When people stop experiencing themselves as separate, there is only unity, only one. It's an interesting part to me that unity doesn't mean sameness. The source is one, the same, but there is the incredible differentiation and uniqueness of each form that is made of the same stuff. A miracle.
And what is love you ask? Receiving everything as myself, acceptance, love is that stuff we are all made of, come from. Hard to define with words but we all know what it is, even if we don't live that most of our lives. Love as recognition rings true. That's a new description for me and it fits the receiving everything as self. In attachment, it's mostly a trading game. You do this or give me this and I will reciprocate. I need you to fulfill my "needs".

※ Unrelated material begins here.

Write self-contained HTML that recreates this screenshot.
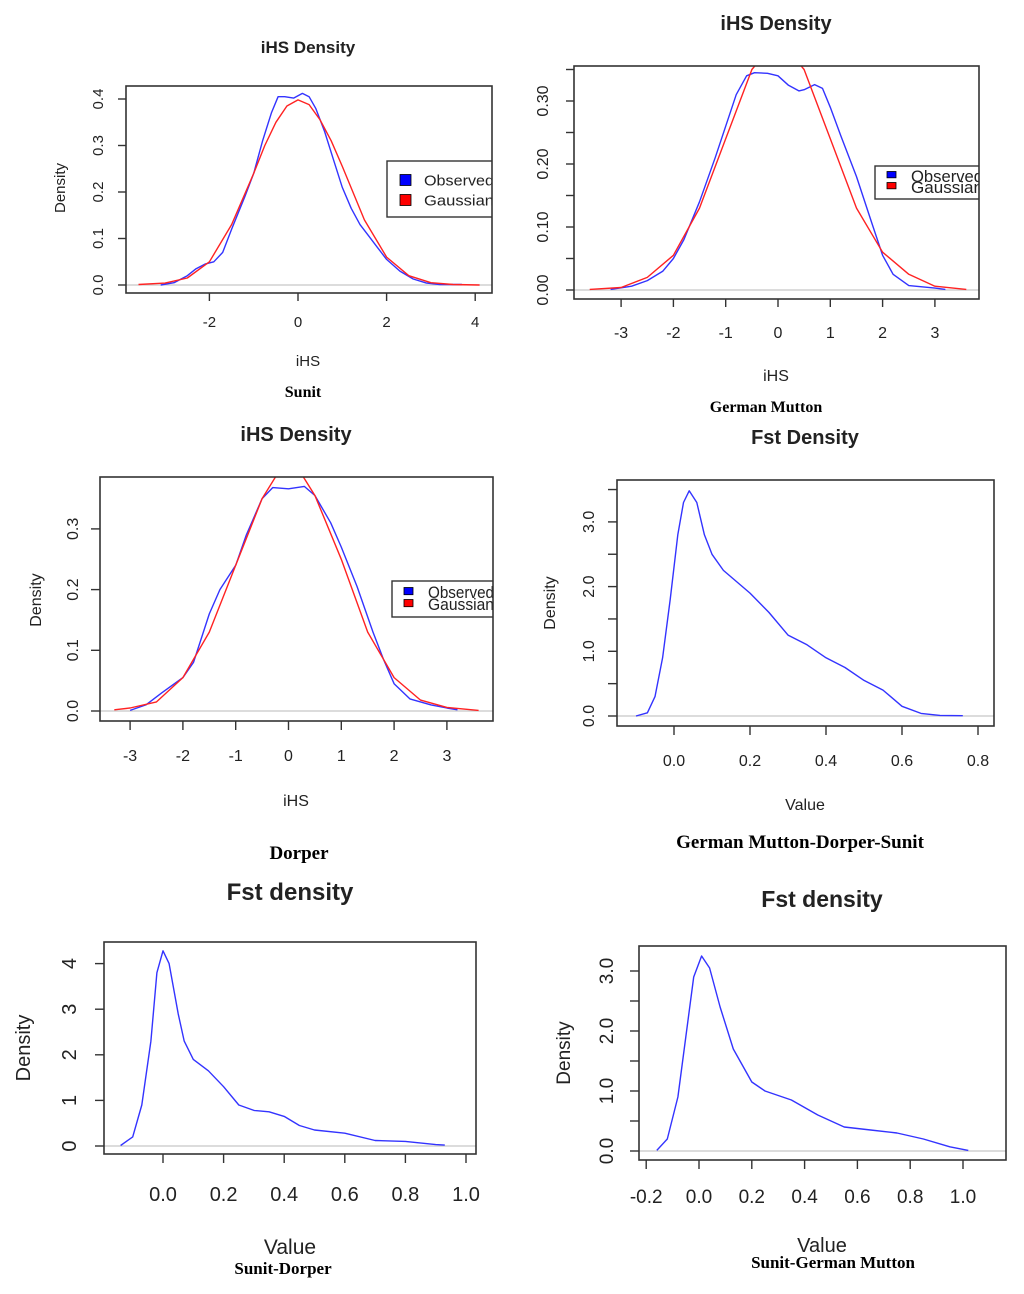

I like this chapter the best so far. Rich metaphors and interpersonal dynamics. thank you
Heady-stuff here. In order to maintain a cohesive simplified reasoning thought process I would say that "love" is not generated or perceived as a singular foundational framework stemming from any single act. We can all have a connection, an attachment, a personal sacrifice or a sensed recognition of someone or something that is reflectively familiar but it wouldn't be true to say it is love. I think to have love, know love, be loving and be understanding of it as a distinguishing facility and faculty within ourselves we need to be perceiving it from the deepest and most integrated element of our conscious experience. The outer acts of engagement with others are a kind of psycho-spiritual and psycho-social scaffolding that constructs an ability to hold that "communion" thru a perception that is either reflective of the beholder's deepest need for emergence, identity and affirmation of their deepest authenticity and value or more simply an egoic device that our conditioned selves require to deflect from our own highest self, the sense of isolation, being alone and being "unlovable". Nien tells Aadi, regarding his feelings for his wife and children "it stopped feeling like something I could lose" and shifted into "it started feeling like I was already inside something that didn't begin and end with me." Nien, holds a communion with his deepest most inner authentic self-identity and with an external communal relationship to which he ascribes the same attributions of authenticity ,depth and spiritual emergence as himself. The "I' becomes a "we" and their is no separation of the inner experiences, there becomes no beginning or ending to the self alone. Love provides an energetic vibrational frequency held together by humanity and it's co-relational representation with their creator. Thank you ,Ron, the storylines are very compelling and really timely as humanity as a consciousness is shifting into the new cosmic relationship to human consciousness.